> The exercise
Write out the whole listing, matching it exactly.

> Dataset extract
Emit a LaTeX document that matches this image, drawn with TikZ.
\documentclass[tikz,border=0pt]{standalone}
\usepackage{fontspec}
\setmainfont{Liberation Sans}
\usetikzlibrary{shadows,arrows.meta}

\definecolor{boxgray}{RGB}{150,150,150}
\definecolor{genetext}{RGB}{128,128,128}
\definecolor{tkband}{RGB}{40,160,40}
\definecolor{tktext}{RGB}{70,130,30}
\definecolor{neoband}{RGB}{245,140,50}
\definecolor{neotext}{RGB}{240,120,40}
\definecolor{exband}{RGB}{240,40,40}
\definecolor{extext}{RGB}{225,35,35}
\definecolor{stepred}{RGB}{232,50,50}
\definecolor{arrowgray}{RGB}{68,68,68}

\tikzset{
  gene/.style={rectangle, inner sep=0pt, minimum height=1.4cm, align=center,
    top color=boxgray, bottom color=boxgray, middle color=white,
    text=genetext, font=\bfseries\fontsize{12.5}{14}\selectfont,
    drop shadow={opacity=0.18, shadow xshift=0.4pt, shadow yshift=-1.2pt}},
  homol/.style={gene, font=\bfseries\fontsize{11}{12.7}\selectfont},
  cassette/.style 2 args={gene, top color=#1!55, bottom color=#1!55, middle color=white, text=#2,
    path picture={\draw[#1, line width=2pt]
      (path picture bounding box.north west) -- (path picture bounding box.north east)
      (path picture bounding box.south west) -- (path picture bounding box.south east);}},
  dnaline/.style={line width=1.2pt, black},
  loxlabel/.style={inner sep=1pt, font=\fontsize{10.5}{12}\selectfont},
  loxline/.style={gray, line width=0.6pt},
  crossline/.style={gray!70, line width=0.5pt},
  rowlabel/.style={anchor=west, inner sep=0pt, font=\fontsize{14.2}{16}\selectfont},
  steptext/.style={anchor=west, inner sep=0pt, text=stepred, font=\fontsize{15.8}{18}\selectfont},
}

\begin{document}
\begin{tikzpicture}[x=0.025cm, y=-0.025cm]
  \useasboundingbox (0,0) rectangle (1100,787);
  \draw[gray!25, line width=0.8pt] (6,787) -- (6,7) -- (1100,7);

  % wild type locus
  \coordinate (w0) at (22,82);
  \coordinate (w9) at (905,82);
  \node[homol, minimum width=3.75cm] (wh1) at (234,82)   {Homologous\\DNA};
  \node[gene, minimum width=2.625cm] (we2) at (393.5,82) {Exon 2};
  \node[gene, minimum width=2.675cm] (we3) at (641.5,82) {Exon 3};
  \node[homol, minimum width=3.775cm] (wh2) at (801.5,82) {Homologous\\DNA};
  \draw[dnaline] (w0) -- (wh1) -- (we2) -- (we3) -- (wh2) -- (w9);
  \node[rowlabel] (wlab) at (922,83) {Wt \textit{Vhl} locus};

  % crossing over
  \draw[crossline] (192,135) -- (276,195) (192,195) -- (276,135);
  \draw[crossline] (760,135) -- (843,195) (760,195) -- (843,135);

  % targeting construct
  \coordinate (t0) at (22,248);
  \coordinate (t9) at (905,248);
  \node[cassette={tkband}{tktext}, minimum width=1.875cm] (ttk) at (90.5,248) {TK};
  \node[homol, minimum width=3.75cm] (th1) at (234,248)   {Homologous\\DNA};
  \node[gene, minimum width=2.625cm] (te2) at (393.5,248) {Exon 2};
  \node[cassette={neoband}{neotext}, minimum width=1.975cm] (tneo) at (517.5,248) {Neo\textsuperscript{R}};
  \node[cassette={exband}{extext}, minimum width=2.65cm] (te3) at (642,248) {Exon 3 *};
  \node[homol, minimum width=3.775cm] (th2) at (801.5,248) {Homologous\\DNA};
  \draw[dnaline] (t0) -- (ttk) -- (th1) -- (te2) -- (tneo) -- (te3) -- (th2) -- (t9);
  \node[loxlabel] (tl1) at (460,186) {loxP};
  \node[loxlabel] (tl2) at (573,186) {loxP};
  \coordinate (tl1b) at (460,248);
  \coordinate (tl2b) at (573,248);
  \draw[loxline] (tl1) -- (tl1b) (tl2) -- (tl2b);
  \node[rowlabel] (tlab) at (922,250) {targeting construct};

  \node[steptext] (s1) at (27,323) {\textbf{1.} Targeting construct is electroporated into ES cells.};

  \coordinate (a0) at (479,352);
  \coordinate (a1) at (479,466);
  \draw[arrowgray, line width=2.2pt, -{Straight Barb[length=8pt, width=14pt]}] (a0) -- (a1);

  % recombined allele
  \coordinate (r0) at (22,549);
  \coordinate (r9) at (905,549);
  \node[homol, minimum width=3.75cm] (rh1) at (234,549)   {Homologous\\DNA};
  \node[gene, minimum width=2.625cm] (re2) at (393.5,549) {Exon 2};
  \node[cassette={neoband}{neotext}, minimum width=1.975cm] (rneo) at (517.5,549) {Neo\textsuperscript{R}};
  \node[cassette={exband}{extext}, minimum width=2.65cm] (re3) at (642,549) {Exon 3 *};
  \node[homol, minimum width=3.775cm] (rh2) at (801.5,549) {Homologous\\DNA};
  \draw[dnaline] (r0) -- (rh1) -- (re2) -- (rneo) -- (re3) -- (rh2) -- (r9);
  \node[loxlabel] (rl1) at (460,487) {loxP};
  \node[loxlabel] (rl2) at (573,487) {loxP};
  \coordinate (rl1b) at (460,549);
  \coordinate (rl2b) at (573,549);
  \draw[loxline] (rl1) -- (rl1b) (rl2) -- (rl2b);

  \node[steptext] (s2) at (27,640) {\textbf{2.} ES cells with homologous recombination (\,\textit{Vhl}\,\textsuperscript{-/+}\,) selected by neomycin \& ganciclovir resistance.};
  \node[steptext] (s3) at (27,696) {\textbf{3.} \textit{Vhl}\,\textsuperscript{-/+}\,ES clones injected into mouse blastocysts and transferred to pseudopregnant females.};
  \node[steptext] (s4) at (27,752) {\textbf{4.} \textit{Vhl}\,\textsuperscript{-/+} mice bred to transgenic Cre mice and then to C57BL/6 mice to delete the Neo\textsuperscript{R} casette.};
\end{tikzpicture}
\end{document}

> Exercise response
Emit a LaTeX document that matches this image, drawn with TikZ.
\documentclass[tikz,border=0pt]{standalone}
\usepackage{fontspec}
\setmainfont{Liberation Sans}
\usetikzlibrary{shadows,arrows.meta}

\definecolor{boxgray}{RGB}{150,150,150}
\definecolor{genetext}{RGB}{128,128,128}
\definecolor{tkband}{RGB}{40,160,40}
\definecolor{tktext}{RGB}{70,130,30}
\definecolor{neoband}{RGB}{245,140,50}
\definecolor{neotext}{RGB}{240,120,40}
\definecolor{exband}{RGB}{240,40,40}
\definecolor{extext}{RGB}{225,35,35}
\definecolor{stepred}{RGB}{232,50,50}
\definecolor{arrowgray}{RGB}{68,68,68}

\tikzset{
  gene/.style={rectangle, inner sep=0pt, minimum height=1.4cm, align=center,
    top color=boxgray, bottom color=boxgray, middle color=white,
    text=genetext, font=\bfseries\fontsize{12.5}{14}\selectfont,
    drop shadow={opacity=0.18, shadow xshift=0.4pt, shadow yshift=-1.2pt}},
  homol/.style={gene, font=\bfseries\fontsize{11}{12.7}\selectfont},
  cassette/.style 2 args={gene, top color=#1!55, bottom color=#1!55, middle color=white, text=#2,
    path picture={\draw[#1, line width=2pt]
      (path picture bounding box.north west) -- (path picture bounding box.north east)
      (path picture bounding box.south west) -- (path picture bounding box.south east);}},
  dnaline/.style={line width=1.2pt, black},
  loxlabel/.style={inner sep=1pt, font=\fontsize{10.5}{12}\selectfont},
  loxline/.style={gray, line width=0.6pt},
  crossline/.style={gray!70, line width=0.5pt},
  rowlabel/.style={anchor=west, inner sep=0pt, font=\fontsize{14.2}{16}\selectfont},
  steptext/.style={anchor=west, inner sep=0pt, text=stepred, font=\fontsize{15.8}{18}\selectfont},
}

\begin{document}
\begin{tikzpicture}[x=0.025cm, y=-0.025cm]
  \useasboundingbox (0,0) rectangle (1100,787);
  \draw[gray!25, line width=0.8pt] (6,787) -- (6,7) -- (1100,7);

  % wild type locus
  \coordinate (w0) at (22,82);
  \coordinate (w9) at (905,82);
  \node[homol, minimum width=3.75cm] (wh1) at (234,82)   {Homologous\\DNA};
  \node[gene, minimum width=2.625cm] (we2) at (393.5,82) {Exon 2};
  \node[gene, minimum width=2.675cm] (we3) at (641.5,82) {Exon 3};
  \node[homol, minimum width=3.775cm] (wh2) at (801.5,82) {Homologous\\DNA};
  \draw[dnaline] (w0) -- (wh1) -- (we2) -- (we3) -- (wh2) -- (w9);
  \node[rowlabel] (wlab) at (922,83) {Wt \textit{Vhl} locus};

  % crossing over
  \draw[crossline] (192,135) -- (276,195) (192,195) -- (276,135);
  \draw[crossline] (760,135) -- (843,195) (760,195) -- (843,135);

  % targeting construct
  \coordinate (t0) at (22,248);
  \coordinate (t9) at (905,248);
  \node[cassette={tkband}{tktext}, minimum width=1.875cm] (ttk) at (90.5,248) {TK};
  \node[homol, minimum width=3.75cm] (th1) at (234,248)   {Homologous\\DNA};
  \node[gene, minimum width=2.625cm] (te2) at (393.5,248) {Exon 2};
  \node[cassette={neoband}{neotext}, minimum width=1.975cm] (tneo) at (517.5,248) {Neo\textsuperscript{R}};
  \node[cassette={exband}{extext}, minimum width=2.65cm] (te3) at (642,248) {Exon 3 *};
  \node[homol, minimum width=3.775cm] (th2) at (801.5,248) {Homologous\\DNA};
  \draw[dnaline] (t0) -- (ttk) -- (th1) -- (te2) -- (tneo) -- (te3) -- (th2) -- (t9);
  \node[loxlabel] (tl1) at (460,186) {loxP};
  \node[loxlabel] (tl2) at (573,186) {loxP};
  \coordinate (tl1b) at (460,248);
  \coordinate (tl2b) at (573,248);
  \draw[loxline] (tl1) -- (tl1b) (tl2) -- (tl2b);
  \node[rowlabel] (tlab) at (922,250) {targeting construct};

  \node[steptext] (s1) at (27,323) {\textbf{1.} Targeting construct is electroporated into ES cells.};

  \coordinate (a0) at (479,352);
  \coordinate (a1) at (479,466);
  \draw[arrowgray, line width=2.2pt, -{Straight Barb[length=8pt, width=14pt]}] (a0) -- (a1);

  % recombined allele
  \coordinate (r0) at (22,549);
  \coordinate (r9) at (905,549);
  \node[homol, minimum width=3.75cm] (rh1) at (234,549)   {Homologous\\DNA};
  \node[gene, minimum width=2.625cm] (re2) at (393.5,549) {Exon 2};
  \node[cassette={neoband}{neotext}, minimum width=1.975cm] (rneo) at (517.5,549) {Neo\textsuperscript{R}};
  \node[cassette={exband}{extext}, minimum width=2.65cm] (re3) at (642,549) {Exon 3 *};
  \node[homol, minimum width=3.775cm] (rh2) at (801.5,549) {Homologous\\DNA};
  \draw[dnaline] (r0) -- (rh1) -- (re2) -- (rneo) -- (re3) -- (rh2) -- (r9);
  \node[loxlabel] (rl1) at (460,487) {loxP};
  \node[loxlabel] (rl2) at (573,487) {loxP};
  \coordinate (rl1b) at (460,549);
  \coordinate (rl2b) at (573,549);
  \draw[loxline] (rl1) -- (rl1b) (rl2) -- (rl2b);

  \node[steptext] (s2) at (27,640) {\textbf{2.} ES cells with homologous recombination (\,\textit{Vhl}\,\textsuperscript{-/+}\,) selected by neomycin \& ganciclovir resistance.};
  \node[steptext] (s3) at (27,696) {\textbf{3.} \textit{Vhl}\,\textsuperscript{-/+}\,ES clones injected into mouse blastocysts and transferred to pseudopregnant females.};
  \node[steptext] (s4) at (27,752) {\textbf{4.} \textit{Vhl}\,\textsuperscript{-/+} mice bred to transgenic Cre mice and then to C57BL/6 mice to delete the Neo\textsuperscript{R} casette.};
\end{tikzpicture}
\end{document}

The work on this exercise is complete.